The biodynamic grower also has more than just grapes. "They've got their own cows to make compost, they grow their own plants to make herbal teas and mixed crops and they have beehives for pollination, so they're making milk, cheese, vegetables and honey."
Planting by the moon is an essential part of biodynamics. In Chateau Monty, the two weeks between the full and new moon were high work times and he was seen pruning vines during a descending moon cycle to keep vines strong at a time when sap was descending to the roots. "You talk to an old-time farmer; that's how they were doing it. They're not nuts."
Wine drinkers are becoming more interested in organic wines and writers' scepticism has changed to respect, he says.

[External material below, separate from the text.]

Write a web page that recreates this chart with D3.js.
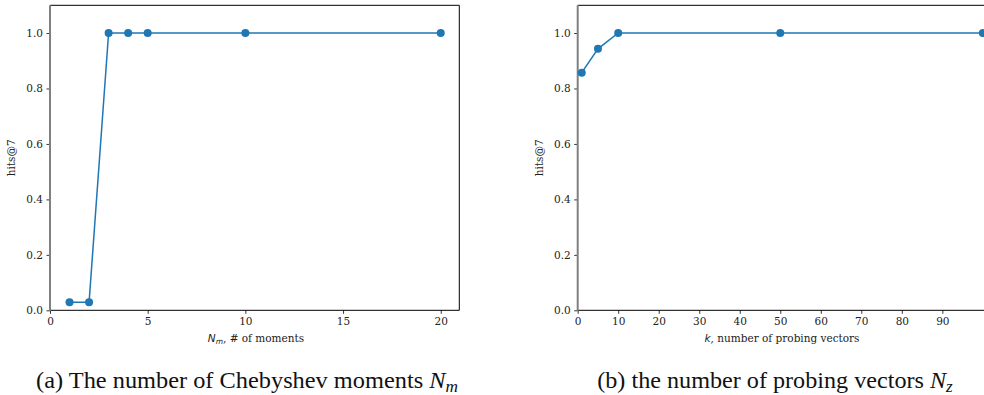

"The proof is in the pudding. If the wines were no good, people wouldn't stay with them."
Despite his own experience, when he pitched his bottle prices too low, the good growers were making money. "You spend the same amount of money as a conventional grower, just differently.
"But the best thing is that, as a human, you're much more in contact with your vineyard. As a biodynamic grower, you're treating the vines with something you could drink, like nettle and chamomile solutions.
"When I worked in a conventional vineyard it was masks, goggles, white suits and you're not allowed to enter the vineyard for three or four days.
"I don't want to drink a wine from that kind of vineyard."